By Ryan Skinner (email)
Today, if you read the headlines of DN (Norway's leading biz daily) in a particular order, or in the correct lighting, or on an empty stomach, you will get the sense of a narrative. I list three stories (one macroeconomic, one shipping and one offshore) that illustrate this narrative.
1. "Worse than people think" - One of Norway's most quoted macroeconomists, Harald Magnus Andreassen of First Securities, believes that recent evidence of optimism among Norwegian consumers and your average Ola, is misled. They are in worse shape than they think.
More to the point, you are underestimating the chances that you are going to lose your job. (basically, the recession is an all or nothing thing; if you haven't lost your job, you chortle about the recession - "recession, ha!". If you do by chance lose your job, the recession is everything - "I don't know what happened!")
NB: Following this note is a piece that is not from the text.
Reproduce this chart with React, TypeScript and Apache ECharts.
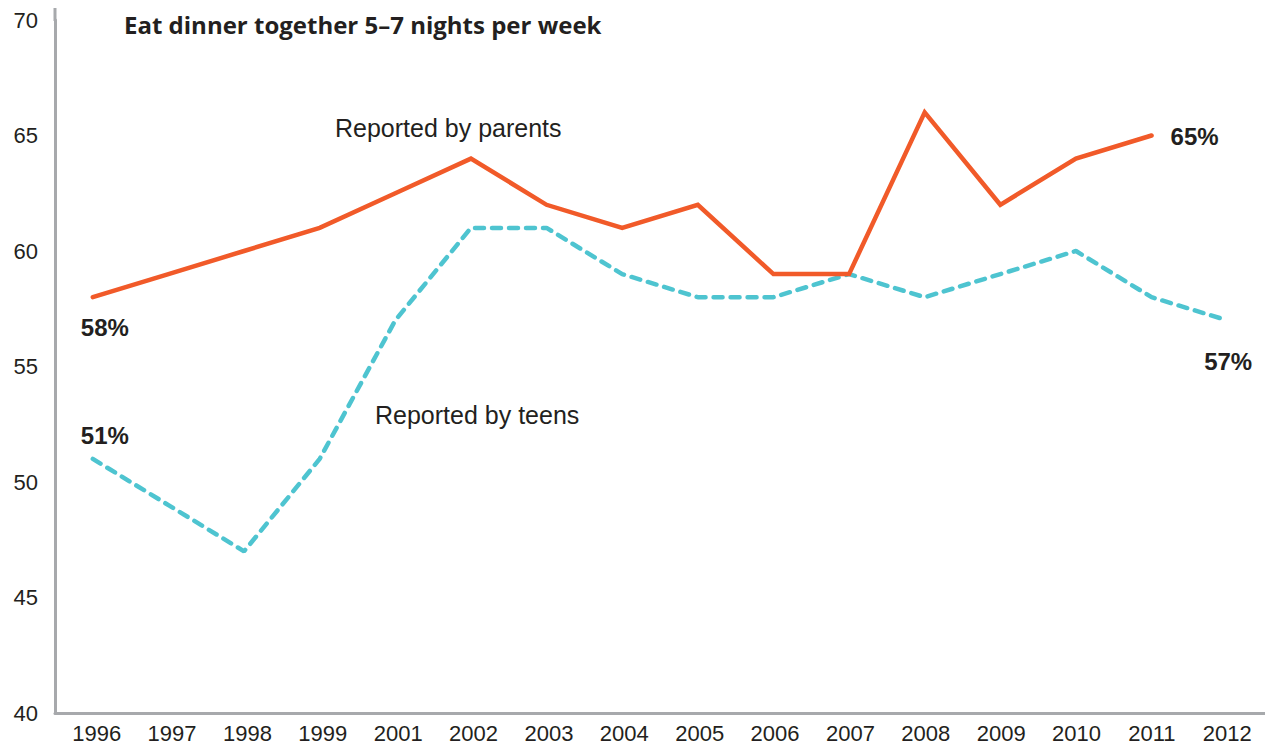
import React, { useEffect, useRef } from "react";
import * as echarts from "echarts";

const years = ["1996", "1997", "1998", "1999", "2001", "2002", "2003", "2004", "2005", "2006", "2007", "2008", "2009", "2010", "2011", "2012"];
const parents: (number | null)[] = [58, 59, 60, 61, 62.5, 64, 62, 61, 62, 59, 59, 66, 62, 64, 65, null];
const teens: number[] = [51, 49, 47, 51, 57, 61, 61, 59, 58, 58, 59, 58, 59, 60, 58, 57];
const yTicks = { min: 40, max: 70, interval: 5 };

const title = "Eat dinner together 5–7 nights per week";
const parentsLabel = "Reported by parents";
const teensLabel = "Reported by teens";

const ORANGE = "#F15A29";
const TEAL = "#4EC4D0";
const AXIS = "#A7A9AC";
const TEXT = "#231F20";

const pctLabel = (position: string, distance: number, offset: number[]) => ({
  show: true,
  position,
  distance,
  offset,
  formatter: (p: any) => `${Math.round(p.value)}%`,
  fontFamily: "Liberation Sans, Arial, sans-serif",
  fontWeight: "bold",
  fontSize: 24,
  color: TEXT,
});

export default function App() {
  const ref = useRef<HTMLDivElement>(null);
  useEffect(() => {
    if (!ref.current) return;
    const chart = echarts.init(ref.current, null, { renderer: "svg" });
    const parentsData = parents.map((v, i) => {
      if (i === 0) return { value: v, label: pctLabel("bottom", 18, [12, 0]) };
      if (i === 14) return { value: v, label: pctLabel("right", 19, [0, 1]) };
      return v;
    });
    const teensData = teens.map((v, i) => {
      if (i === 0) return { value: v, label: pctLabel("top", 11, [12, 0]) };
      if (i === 15) return { value: v, label: pctLabel("bottom", 29, [1, 0]) };
      return v;
    });
    chart.setOption({
      animation: false,
      grid: [
        { left: 55, right: 0, top: 20, bottom: 32, containLabel: false },
        { left: 59, right: -9, top: 20, bottom: 32, containLabel: false },
      ],
      xAxis: [
        {
          gridIndex: 0,
          type: "category",
          data: years,
          boundaryGap: true,
          axisLine: { show: true, lineStyle: { color: AXIS, width: 3 } },
          axisTick: { show: false },
          axisLabel: { show: false },
          splitLine: { show: false },
        },
        {
          gridIndex: 1,
          type: "category",
          data: years,
          boundaryGap: true,
          axisLine: { show: false },
          axisTick: { show: false },
          axisLabel: { color: TEXT, fontSize: 22, fontFamily: "Liberation Sans, Arial, sans-serif", margin: 9 },
          splitLine: { show: false },
        },
      ],
      yAxis: [
        {
          gridIndex: 0,
          type: "value",
          min: yTicks.min,
          max: yTicks.max,
          interval: yTicks.interval,
          axisLine: { show: true, lineStyle: { color: AXIS, width: 3 } },
          axisTick: { show: false },
          axisLabel: { color: TEXT, fontSize: 22, fontFamily: "Liberation Sans, Arial, sans-serif", margin: 17 },
          splitLine: { show: false },
        },
        {
          gridIndex: 1,
          type: "value",
          min: yTicks.min,
          max: yTicks.max,
          interval: yTicks.interval,
          show: false,
        },
      ],
      graphic: [
        { type: "rect", shape: { x: 53.5, y: 8, width: 3, height: 13 }, style: { fill: AXIS } },
        {
          type: "text",
          x: 124,
          y: 24,
          style: {
            text: title,
            fill: TEXT,
            font: "bold 24px 'Open Sans', sans-serif",
            textVerticalAlign: "middle",
          },
        },
        {
          type: "text",
          x: 335,
          y: 128,
          style: {
            text: parentsLabel,
            fill: TEXT,
            font: "25px 'Liberation Sans', Arial, sans-serif",
            textVerticalAlign: "middle",
          },
        },
        {
          type: "text",
          x: 375,
          y: 415,
          style: {
            text: teensLabel,
            fill: TEXT,
            font: "25px 'Liberation Sans', Arial, sans-serif",
            textVerticalAlign: "middle",
          },
        },
      ],
      series: [
        {
          name: "Reported by parents",
          type: "line",
          xAxisIndex: 0,
          yAxisIndex: 0,
          data: parentsData,
          symbol: "circle",
          symbolSize: 0,
          showSymbol: true,
          lineStyle: { color: ORANGE, width: 4.5, cap: "round", join: "miter" },
          itemStyle: { color: ORANGE },
          z: 3,
        },
        {
          name: "Reported by teens",
          type: "line",
          xAxisIndex: 0,
          yAxisIndex: 0,
          data: teensData,
          symbol: "circle",
          symbolSize: 0,
          showSymbol: true,
          lineStyle: { color: TEAL, width: 4.5, type: [9, 8], cap: "round" },
          itemStyle: { color: TEAL },
          z: 2,
        },
      ],
    });
    return () => chart.dispose();
  }, []);
  return <div ref={ref} style={{ width: 1265, height: 745, position: "absolute", left: 0, top: 0 }} />;
}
2. "Not sure it's all quite that bad" - The shipping boss of the world's biggest shipping bank, Carl E. Steen of Nordea, wonders aloud and in front of DN journalist Bjørn Segrov if the cancellation of newbuildings hasn't gone so far that fleet overcapacity is less of a threat. He acknowledges that the container ship sector will be hammered, that there is much pain in the maritime sector, but...
Steen's clearly a savvy PR operator, as we see here. The market will undoubtedly turn - someday. And, when it does, he's on record predicting it (when everyone else was tearing his shirt and gnashing his teeth). Of course, the market will turn around. This is one thing we know for sure.
3. "Fred.Olsen in Joint Venture" - A subsidiary of the same company that owns Bonheur and Ganger Rolf has teamed up with E.ON and Dong Energy to seek licenses for wind farms in the British sector of the North Sea.
This last was a small notice, almost unnoticable among all the ink grief. Quietly, almost invisibly, shipping is diversifying, investing, adjusting and finding the next thing that will turn a coin. Mind you, Fred. Olsen is hardly alone among shipowners to go this route. Shake Norway's shipping tree and new energy, biotech and real estate projects drop out like November apples. Recessions come and go. Wealth is forever.